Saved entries

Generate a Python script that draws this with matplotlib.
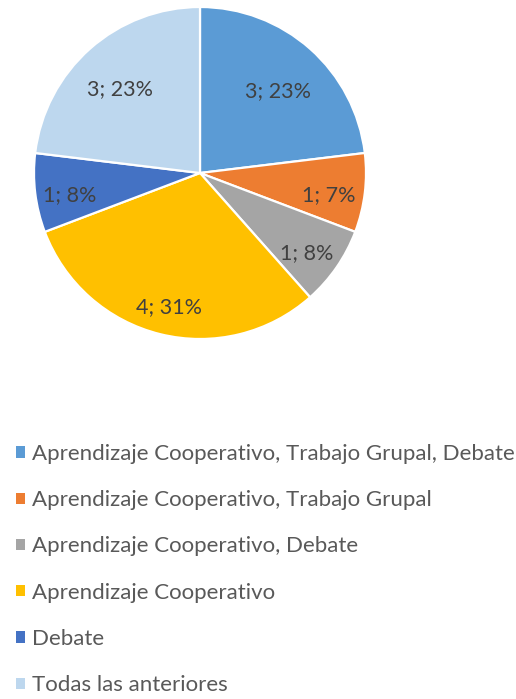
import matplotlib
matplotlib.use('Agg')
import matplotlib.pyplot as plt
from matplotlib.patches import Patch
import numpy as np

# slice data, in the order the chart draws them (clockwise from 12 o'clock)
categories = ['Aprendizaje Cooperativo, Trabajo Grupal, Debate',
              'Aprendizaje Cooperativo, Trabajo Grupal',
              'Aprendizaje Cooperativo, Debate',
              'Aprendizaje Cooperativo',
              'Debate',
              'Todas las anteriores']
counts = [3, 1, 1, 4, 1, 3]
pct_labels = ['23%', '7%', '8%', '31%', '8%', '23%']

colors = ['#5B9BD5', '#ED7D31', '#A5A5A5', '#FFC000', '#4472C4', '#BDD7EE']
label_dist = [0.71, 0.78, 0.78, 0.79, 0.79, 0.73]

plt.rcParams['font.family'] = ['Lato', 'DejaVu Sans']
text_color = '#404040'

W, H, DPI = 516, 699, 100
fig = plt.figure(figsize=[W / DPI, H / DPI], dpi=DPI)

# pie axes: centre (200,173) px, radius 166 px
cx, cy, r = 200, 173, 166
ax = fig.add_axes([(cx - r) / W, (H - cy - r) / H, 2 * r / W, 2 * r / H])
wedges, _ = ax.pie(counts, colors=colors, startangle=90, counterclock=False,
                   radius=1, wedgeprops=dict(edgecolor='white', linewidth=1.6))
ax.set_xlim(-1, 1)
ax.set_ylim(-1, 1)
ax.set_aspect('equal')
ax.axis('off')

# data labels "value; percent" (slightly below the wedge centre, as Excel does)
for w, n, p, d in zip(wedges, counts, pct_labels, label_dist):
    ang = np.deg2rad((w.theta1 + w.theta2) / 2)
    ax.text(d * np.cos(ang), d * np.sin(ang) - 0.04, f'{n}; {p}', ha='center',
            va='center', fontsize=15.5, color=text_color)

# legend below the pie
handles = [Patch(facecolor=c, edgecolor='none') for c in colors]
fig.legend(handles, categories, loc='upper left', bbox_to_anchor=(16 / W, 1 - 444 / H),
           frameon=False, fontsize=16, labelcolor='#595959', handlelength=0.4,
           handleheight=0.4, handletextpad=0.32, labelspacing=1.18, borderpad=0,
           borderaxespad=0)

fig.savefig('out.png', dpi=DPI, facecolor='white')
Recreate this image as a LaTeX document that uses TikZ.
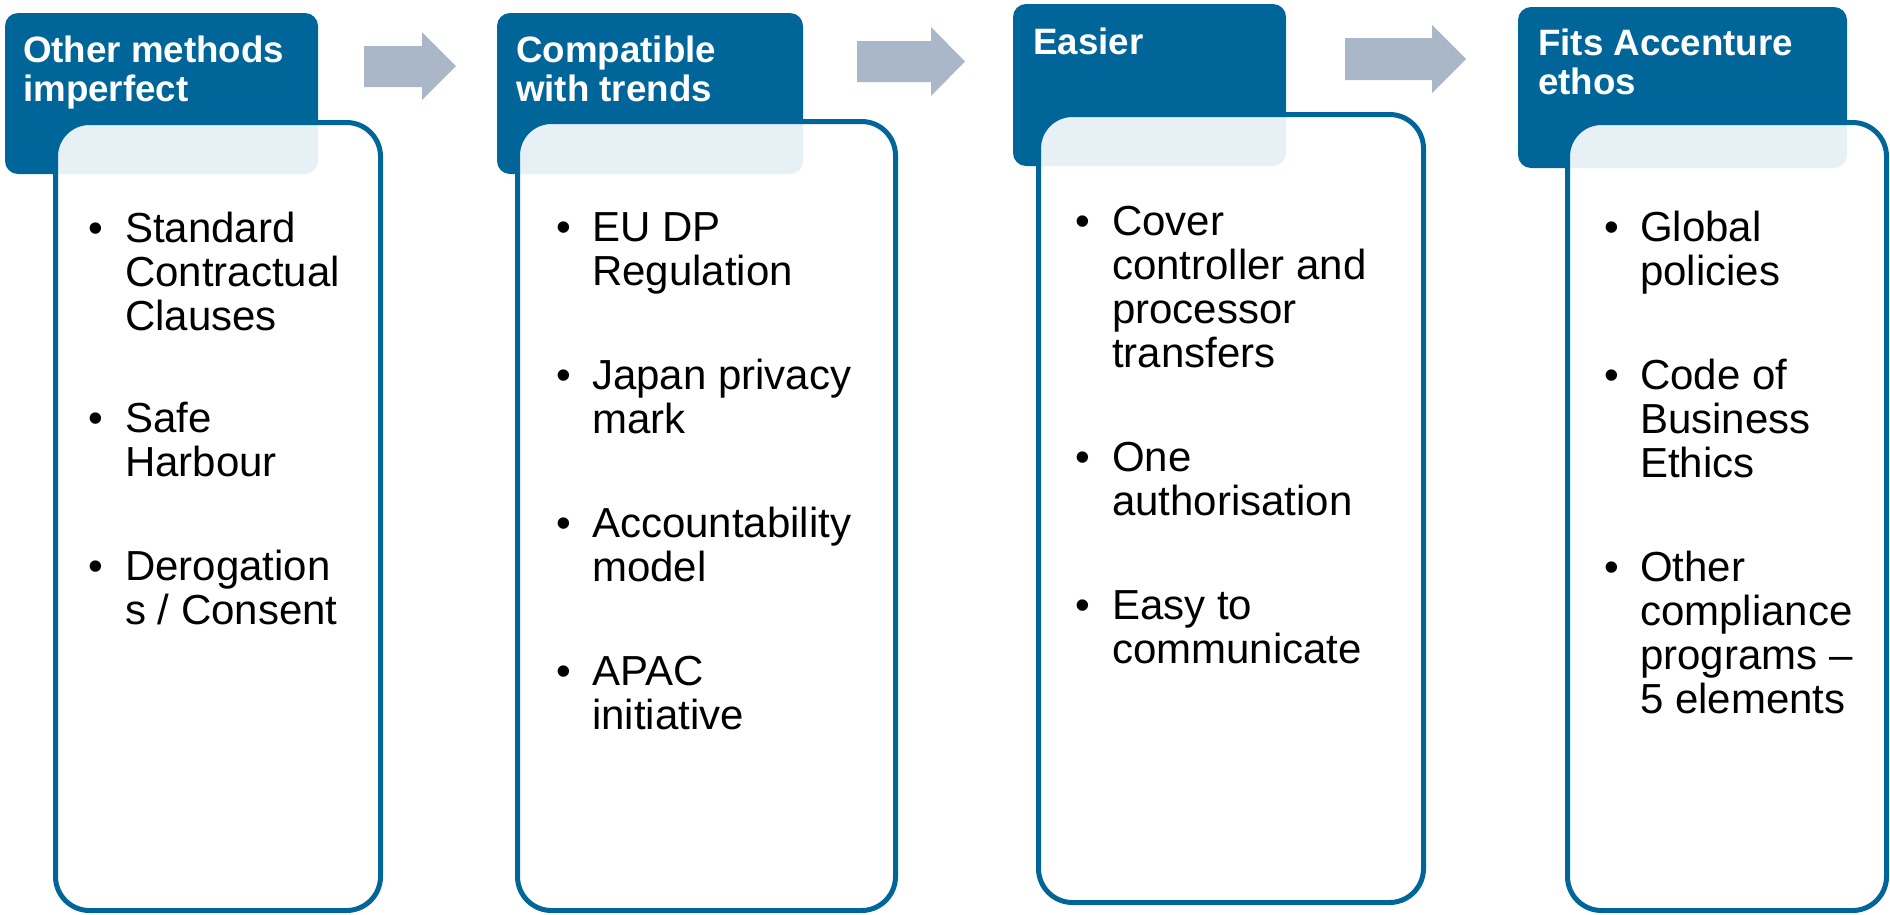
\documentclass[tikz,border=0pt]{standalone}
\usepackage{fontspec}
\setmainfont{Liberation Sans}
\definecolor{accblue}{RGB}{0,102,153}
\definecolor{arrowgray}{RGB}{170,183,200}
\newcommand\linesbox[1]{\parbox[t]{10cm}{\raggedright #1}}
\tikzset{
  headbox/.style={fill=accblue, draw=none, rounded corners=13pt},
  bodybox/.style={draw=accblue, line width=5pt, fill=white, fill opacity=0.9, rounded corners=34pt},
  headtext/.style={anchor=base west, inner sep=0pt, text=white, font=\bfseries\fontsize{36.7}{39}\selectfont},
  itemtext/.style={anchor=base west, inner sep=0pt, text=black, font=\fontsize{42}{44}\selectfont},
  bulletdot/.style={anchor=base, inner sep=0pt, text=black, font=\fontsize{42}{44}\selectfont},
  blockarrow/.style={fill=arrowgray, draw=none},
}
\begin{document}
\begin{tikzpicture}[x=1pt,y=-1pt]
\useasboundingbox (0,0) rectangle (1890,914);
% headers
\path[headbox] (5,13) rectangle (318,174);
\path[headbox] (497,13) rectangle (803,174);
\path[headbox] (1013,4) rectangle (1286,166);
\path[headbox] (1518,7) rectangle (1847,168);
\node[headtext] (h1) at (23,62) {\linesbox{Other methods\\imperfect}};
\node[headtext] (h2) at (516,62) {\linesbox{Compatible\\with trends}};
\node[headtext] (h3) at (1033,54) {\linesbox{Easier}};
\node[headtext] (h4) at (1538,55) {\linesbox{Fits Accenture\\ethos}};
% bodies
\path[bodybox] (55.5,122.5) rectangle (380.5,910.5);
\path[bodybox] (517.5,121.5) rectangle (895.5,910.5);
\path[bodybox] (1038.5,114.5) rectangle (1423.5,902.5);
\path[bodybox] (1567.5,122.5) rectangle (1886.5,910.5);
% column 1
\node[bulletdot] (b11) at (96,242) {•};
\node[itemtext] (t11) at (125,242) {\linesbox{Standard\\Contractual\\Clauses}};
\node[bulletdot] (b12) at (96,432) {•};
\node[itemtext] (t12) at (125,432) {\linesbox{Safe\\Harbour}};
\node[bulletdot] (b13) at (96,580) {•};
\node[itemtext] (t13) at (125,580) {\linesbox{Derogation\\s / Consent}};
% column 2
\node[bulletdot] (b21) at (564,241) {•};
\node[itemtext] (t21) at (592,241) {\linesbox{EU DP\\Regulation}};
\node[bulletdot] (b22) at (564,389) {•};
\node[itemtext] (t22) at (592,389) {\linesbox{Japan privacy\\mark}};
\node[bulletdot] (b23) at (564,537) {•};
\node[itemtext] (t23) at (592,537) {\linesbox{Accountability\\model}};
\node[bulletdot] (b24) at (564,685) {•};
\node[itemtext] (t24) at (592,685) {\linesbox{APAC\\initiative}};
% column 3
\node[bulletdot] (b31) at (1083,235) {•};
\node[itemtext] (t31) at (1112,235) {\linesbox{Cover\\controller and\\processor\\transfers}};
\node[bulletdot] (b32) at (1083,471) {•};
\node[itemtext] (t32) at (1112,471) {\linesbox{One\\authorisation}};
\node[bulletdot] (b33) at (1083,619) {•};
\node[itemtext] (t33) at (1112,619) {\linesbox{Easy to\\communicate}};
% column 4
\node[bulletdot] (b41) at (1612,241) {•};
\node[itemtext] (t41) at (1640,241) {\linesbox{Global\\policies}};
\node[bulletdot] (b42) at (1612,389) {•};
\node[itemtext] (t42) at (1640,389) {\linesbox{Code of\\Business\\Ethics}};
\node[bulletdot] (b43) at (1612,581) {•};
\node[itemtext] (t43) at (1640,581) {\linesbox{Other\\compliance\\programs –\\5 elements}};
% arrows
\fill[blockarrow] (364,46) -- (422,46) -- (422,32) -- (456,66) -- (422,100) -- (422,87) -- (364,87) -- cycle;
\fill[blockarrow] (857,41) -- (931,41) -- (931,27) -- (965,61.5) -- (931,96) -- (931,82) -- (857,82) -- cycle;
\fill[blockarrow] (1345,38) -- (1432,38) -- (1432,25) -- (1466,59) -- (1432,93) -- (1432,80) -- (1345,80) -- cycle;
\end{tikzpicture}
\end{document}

**Instruction**
Every line from the top of the material above through the line with "ax.axis('off')" should be duplicated exactly, please; leave out the pictures.

**The result**
Generate a Python script that draws this with matplotlib.
import matplotlib
matplotlib.use('Agg')
import matplotlib.pyplot as plt
from matplotlib.patches import Patch
import numpy as np

# slice data, in the order the chart draws them (clockwise from 12 o'clock)
categories = ['Aprendizaje Cooperativo, Trabajo Grupal, Debate',
              'Aprendizaje Cooperativo, Trabajo Grupal',
              'Aprendizaje Cooperativo, Debate',
              'Aprendizaje Cooperativo',
              'Debate',
              'Todas las anteriores']
counts = [3, 1, 1, 4, 1, 3]
pct_labels = ['23%', '7%', '8%', '31%', '8%', '23%']

colors = ['#5B9BD5', '#ED7D31', '#A5A5A5', '#FFC000', '#4472C4', '#BDD7EE']
label_dist = [0.71, 0.78, 0.78, 0.79, 0.79, 0.73]

plt.rcParams['font.family'] = ['Lato', 'DejaVu Sans']
text_color = '#404040'

W, H, DPI = 516, 699, 100
fig = plt.figure(figsize=[W / DPI, H / DPI], dpi=DPI)

# pie axes: centre (200,173) px, radius 166 px
cx, cy, r = 200, 173, 166
ax = fig.add_axes([(cx - r) / W, (H - cy - r) / H, 2 * r / W, 2 * r / H])
wedges, _ = ax.pie(counts, colors=colors, startangle=90, counterclock=False,
                   radius=1, wedgeprops=dict(edgecolor='white', linewidth=1.6))
ax.set_xlim(-1, 1)
ax.set_ylim(-1, 1)
ax.set_aspect('equal')
ax.axis('off')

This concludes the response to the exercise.